Effect of external electric field on hydrogen-related defect in amorphous silica

Abstract

The effect of external electric field on the interaction between interstitial hydrogen atoms and defect-free amorphous silica (a-SiO2) is studied by means of the reactive force field (ReaxFF) molecular dynamics (MD) simulation and density functional theory (DFT) simulation. We investigate the effects of the hydrogen-atom-hopping and the evolution of interstitial hydrogen atom in a-SiO2 on two kinds of hydrogen-related defect, hydroxyl E' center and [SiO4/H]0 center. We find that electric field enhances hydrogen-atom-hopping and the generation of hydroxyl E' center, while does not have significant influence on the formation of [SiO4/H]0 center.
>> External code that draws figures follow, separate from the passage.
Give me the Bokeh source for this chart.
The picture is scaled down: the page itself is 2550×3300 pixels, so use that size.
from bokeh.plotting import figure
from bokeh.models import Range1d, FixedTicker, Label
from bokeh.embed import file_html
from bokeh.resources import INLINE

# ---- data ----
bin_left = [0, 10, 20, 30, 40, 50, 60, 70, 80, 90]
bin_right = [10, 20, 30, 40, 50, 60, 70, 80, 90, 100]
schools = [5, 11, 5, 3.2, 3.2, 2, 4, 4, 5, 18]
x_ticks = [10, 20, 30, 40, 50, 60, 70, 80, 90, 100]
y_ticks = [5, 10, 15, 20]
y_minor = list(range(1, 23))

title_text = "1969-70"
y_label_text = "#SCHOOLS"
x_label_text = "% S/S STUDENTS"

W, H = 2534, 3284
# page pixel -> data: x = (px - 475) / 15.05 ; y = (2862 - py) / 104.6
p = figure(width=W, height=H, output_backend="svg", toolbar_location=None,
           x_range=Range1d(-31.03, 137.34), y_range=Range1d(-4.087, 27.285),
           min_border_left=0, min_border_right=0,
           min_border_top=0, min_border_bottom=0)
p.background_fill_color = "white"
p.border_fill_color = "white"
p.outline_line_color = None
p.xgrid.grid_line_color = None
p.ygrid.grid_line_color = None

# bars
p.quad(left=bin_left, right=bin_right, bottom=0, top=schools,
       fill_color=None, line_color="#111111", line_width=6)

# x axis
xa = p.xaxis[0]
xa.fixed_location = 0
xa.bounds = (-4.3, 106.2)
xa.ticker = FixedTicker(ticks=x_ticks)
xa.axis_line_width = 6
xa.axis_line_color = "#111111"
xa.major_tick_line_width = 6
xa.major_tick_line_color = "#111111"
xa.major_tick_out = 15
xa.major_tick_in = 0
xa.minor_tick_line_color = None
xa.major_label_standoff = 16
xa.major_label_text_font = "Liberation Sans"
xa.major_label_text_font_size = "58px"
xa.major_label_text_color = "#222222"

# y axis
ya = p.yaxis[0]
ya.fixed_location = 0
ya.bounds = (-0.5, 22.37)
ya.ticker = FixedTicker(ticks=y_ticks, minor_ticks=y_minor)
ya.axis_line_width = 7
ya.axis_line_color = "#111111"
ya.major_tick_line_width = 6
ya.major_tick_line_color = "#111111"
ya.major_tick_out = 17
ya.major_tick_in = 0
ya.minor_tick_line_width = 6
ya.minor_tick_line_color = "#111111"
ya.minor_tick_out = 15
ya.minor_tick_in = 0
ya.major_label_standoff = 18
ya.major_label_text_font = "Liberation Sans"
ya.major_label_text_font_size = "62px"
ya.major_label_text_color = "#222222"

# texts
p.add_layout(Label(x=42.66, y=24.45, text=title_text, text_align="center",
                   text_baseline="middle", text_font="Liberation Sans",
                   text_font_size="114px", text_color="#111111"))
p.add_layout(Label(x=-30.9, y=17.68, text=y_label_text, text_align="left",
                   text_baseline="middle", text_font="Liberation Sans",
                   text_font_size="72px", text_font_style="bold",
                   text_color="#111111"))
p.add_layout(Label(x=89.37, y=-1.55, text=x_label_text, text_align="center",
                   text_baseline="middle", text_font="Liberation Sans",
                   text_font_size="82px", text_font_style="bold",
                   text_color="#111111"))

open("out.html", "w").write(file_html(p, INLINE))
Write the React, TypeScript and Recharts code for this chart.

Moreover, hydroxyl E' center is more stable under electric field. We note that more unstrained Si-O bonds (shorter than 1.7 Å) become active in the reaction of the interstitial hydrogen atom with a-SiO2 under electric field. These effects of electric field on a-SiO2 lead to an increasing of the hydroxyl E' centers, which gives rise to the degradation in performance of microelectronic devices. These results provide a better understanding of the behaviors of hydrogen atoms and the generation mechanism of hydrogen-related defects in a-SiO2, especially under external high electric field.